:: Exercise goal ::
Reproduce the listing exactly and skip over any pictures.

________

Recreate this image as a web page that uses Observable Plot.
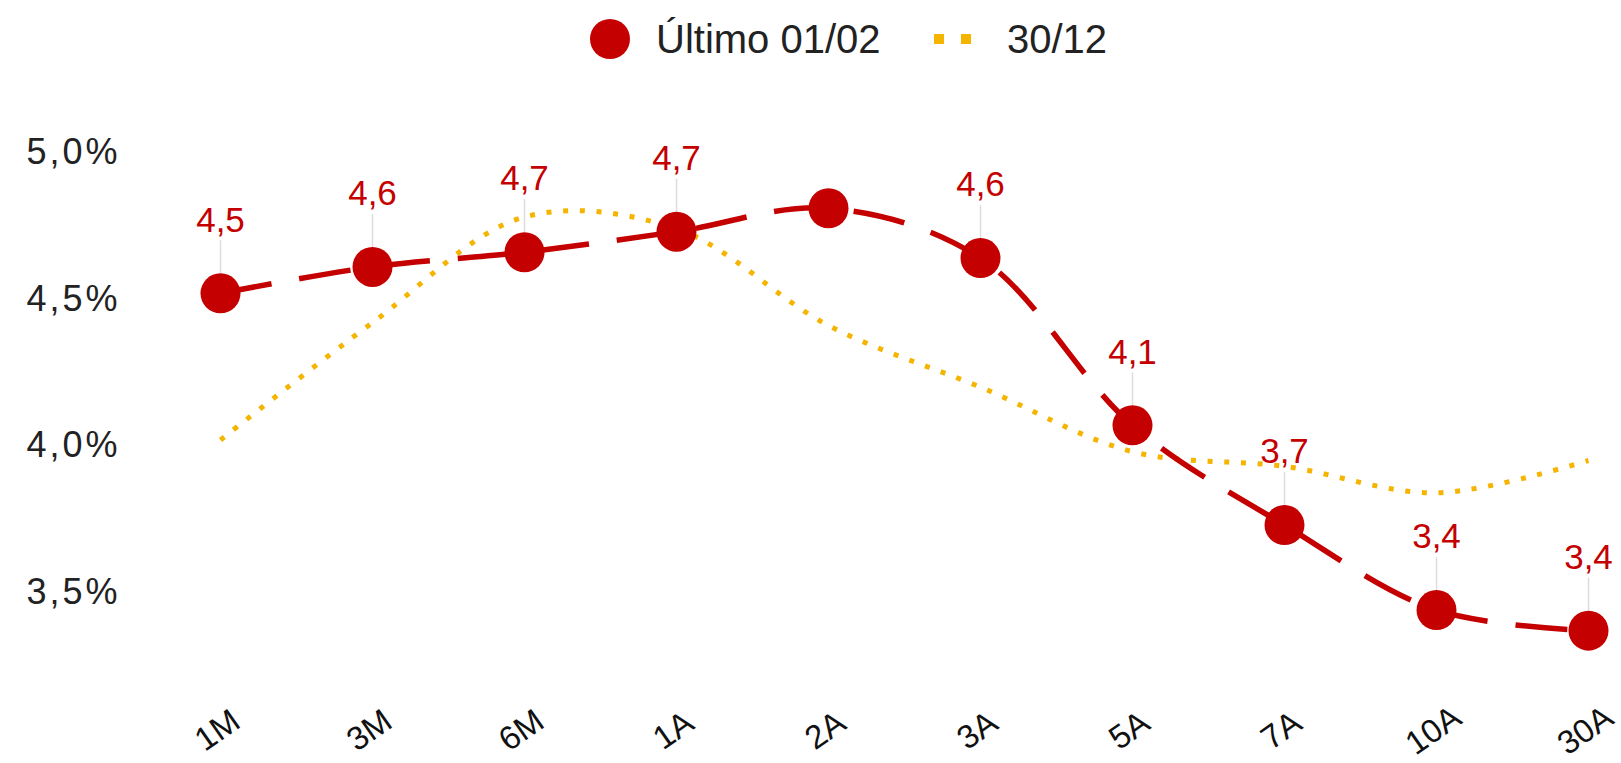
<!DOCTYPE html>
<html>
<head>
<meta charset="utf-8">
<script src="https://cdn.jsdelivr.net/npm/d3@7"></script>
<script src="https://cdn.jsdelivr.net/npm/@observablehq/plot@0.6"></script>
<style>
  body { margin: 0; background: #fff; }
  #legend { position: relative; width: 1621px; height: 76px; font-family: "Liberation Sans", Arial, sans-serif; color: #222; }
  #legend .item { position: absolute; }
  svg [aria-label="y-axis tick label"] text { letter-spacing: 3px; }
  svg [aria-label="xlabels"] text { letter-spacing: 1px; }
  svg [aria-label="datalabels"] text { letter-spacing: 2.5px; }
</style>
</head>
<body>
<div id="legend">
  <div class="item" style="left:590px;top:19px;width:40px;height:40px;border-radius:50%;background:#C40000;"></div>
  <div class="item" style="left:656px;top:17px;font-size:40px;line-height:44px;">Último 01/02</div>
  <svg class="item" style="left:934px;top:34px;" width="50" height="10"><line x1="0" y1="5" x2="46" y2="5" stroke="#F4B400" stroke-width="10" stroke-dasharray="10,17"/></svg>
  <div class="item" style="left:1007px;top:17px;font-size:40px;line-height:44px;">30/12</div>
</div>
<div id="chart"></div>
<script>
const tenors = ["1M","3M","6M","1A","2A","3A","5A","7A","10A","30A"];
const ultimo = [4.52, 4.61, 4.66, 4.73, 4.81, 4.64, 4.07, 3.73, 3.44, 3.37];
const dez30  = [4.02, 4.42, 4.78, 4.74, 4.41, 4.20, 3.98, 3.93, 3.84, 3.95];
const labels = ["4,5","4,6","4,7","4,7","","4,6","4,1","3,7","3,4","3,4"];
const yTicks = [3.5, 4.0, 4.5, 5.0];
const yTickLabels = ["3,5%","4,0%","4,5%","5,0%"];

const red = "#C40000";
const yellow = "#F4B400";

const data = tenors.map((t, i) => ({tenor: t, ultimo: ultimo[i], dez: dez30[i], label: labels[i]}));
const leader = {draw(context) { context.moveTo(0, -20); context.lineTo(0, -53); }};

const chart = Plot.plot({
  width: 1621,
  height: 687,
  marginLeft: 130,
  marginRight: 0,
  marginTop: 0,
  marginBottom: 33,
  x: {type: "point", domain: tenors, range: [218, 1589], padding: 0, axis: null},
  y: {domain: [3.5, 5.0], range: [516, 76], axis: null},
  style: {fontFamily: "'Liberation Sans', Arial, sans-serif", background: "white", overflow: "visible"},
  marks: [
    Plot.axisY(yTicks, {anchor: "left", tickSize: 0, tickPadding: 10, fontSize: 36, fill: "#222",
      tickFormat: d => yTickLabels[yTicks.indexOf(d)]}),
    Plot.text(tenors, {x: d => d, text: d => d, frameAnchor: "bottom", rotate: -35, dx: -3,
      textAnchor: "middle", lineAnchor: "middle", fontSize: 33, fill: "#111", ariaLabel: "xlabels"}),
    Plot.line(data, {x: "tenor", y: "dez", curve: "catmull-rom", stroke: yellow, strokeWidth: 5,
      strokeDasharray: "5,11.7", strokeLinecap: "butt"}),
    Plot.line(data, {x: "tenor", y: "ultimo", curve: "catmull-rom", stroke: red, strokeWidth: 5.5,
      strokeDasharray: "52,28", strokeLinecap: "butt"}),
    Plot.dot(data.filter(d => d.label), {x: "tenor", y: "ultimo", symbol: leader, r: 5,
      fill: "none", stroke: "#dddddd", strokeWidth: 1.5}),
    Plot.dot(data, {x: "tenor", y: "ultimo", r: 20, fill: red}),
    Plot.text(data, {x: "tenor", y: "ultimo", text: "label", dy: -73, fill: red, fontSize: 35, ariaLabel: "datalabels"})
  ]
});
document.getElementById("chart").appendChild(chart);
</script>
</body>
</html>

________

:: Result of the exercise ::
Recreate this image as a web page that uses Observable Plot.
<!DOCTYPE html>
<html>
<head>
<meta charset="utf-8">
<script src="https://cdn.jsdelivr.net/npm/d3@7"></script>
<script src="https://cdn.jsdelivr.net/npm/@observablehq/plot@0.6"></script>
<style>
  body { margin: 0; background: #fff; }
  #legend { position: relative; width: 1621px; height: 76px; font-family: "Liberation Sans", Arial, sans-serif; color: #222; }
  #legend .item { position: absolute; }
  svg [aria-label="y-axis tick label"] text { letter-spacing: 3px; }
  svg [aria-label="xlabels"] text { letter-spacing: 1px; }
  svg [aria-label="datalabels"] text { letter-spacing: 2.5px; }
</style>
</head>
<body>
<div id="legend">
  <div class="item" style="left:590px;top:19px;width:40px;height:40px;border-radius:50%;background:#C40000;"></div>
  <div class="item" style="left:656px;top:17px;font-size:40px;line-height:44px;">Último 01/02</div>
  <svg class="item" style="left:934px;top:34px;" width="50" height="10"><line x1="0" y1="5" x2="46" y2="5" stroke="#F4B400" stroke-width="10" stroke-dasharray="10,17"/></svg>
  <div class="item" style="left:1007px;top:17px;font-size:40px;line-height:44px;">30/12</div>
</div>
<div id="chart"></div>
<script>
const tenors = ["1M","3M","6M","1A","2A","3A","5A","7A","10A","30A"];
const ultimo = [4.52, 4.61, 4.66, 4.73, 4.81, 4.64, 4.07, 3.73, 3.44, 3.37];
const dez30  = [4.02, 4.42, 4.78, 4.74, 4.41, 4.20, 3.98, 3.93, 3.84, 3.95];
const labels = ["4,5","4,6","4,7","4,7","","4,6","4,1","3,7","3,4","3,4"];
const yTicks = [3.5, 4.0, 4.5, 5.0];
const yTickLabels = ["3,5%","4,0%","4,5%","5,0%"];

const red = "#C40000";
const yellow = "#F4B400";

const data = tenors.map((t, i) => ({tenor: t, ultimo: ultimo[i], dez: dez30[i], label: labels[i]}));
const leader = {draw(context) { context.moveTo(0, -20); context.lineTo(0, -53); }};

const chart = Plot.plot({
  width: 1621,
  height: 687,
  marginLeft: 130,
  marginRight: 0,
  marginTop: 0,
  marginBottom: 33,
  x: {type: "point", domain: tenors, range: [218, 1589], padding: 0, axis: null},
  y: {domain: [3.5, 5.0], range: [516, 76], axis: null},
  style: {fontFamily: "'Liberation Sans', Arial, sans-serif", background: "white", overflow: "visible"},
  marks: [
    Plot.axisY(yTicks, {anchor: "left", tickSize: 0, tickPadding: 10, fontSize: 36, fill: "#222",
      tickFormat: d => yTickLabels[yTicks.indexOf(d)]}),
    Plot.text(tenors, {x: d => d, text: d => d, frameAnchor: "bottom", rotate: -35, dx: -3,
      textAnchor: "middle", lineAnchor: "middle", fontSize: 33, fill: "#111", ariaLabel: "xlabels"}),
    Plot.line(data, {x: "tenor", y: "dez", curve: "catmull-rom", stroke: yellow, strokeWidth: 5,
      strokeDasharray: "5,11.7", strokeLinecap: "butt"}),
    Plot.line(data, {x: "tenor", y: "ultimo", curve: "catmull-rom", stroke: red, strokeWidth: 5.5,
      strokeDasharray: "52,28", strokeLinecap: "butt"}),
    Plot.dot(data.filter(d => d.label), {x: "tenor", y: "ultimo", symbol: leader, r: 5,
      fill: "none", stroke: "#dddddd", strokeWidth: 1.5}),
    Plot.dot(data, {x: "tenor", y: "ultimo", r: 20, fill: red}),
    Plot.text(data, {x: "tenor", y: "ultimo", text: "label", dy: -73, fill: red, fontSize: 35, ariaLabel: "datalabels"})
  ]
});
document.getElementById("chart").appendChild(chart);
</script>
</body>
</html>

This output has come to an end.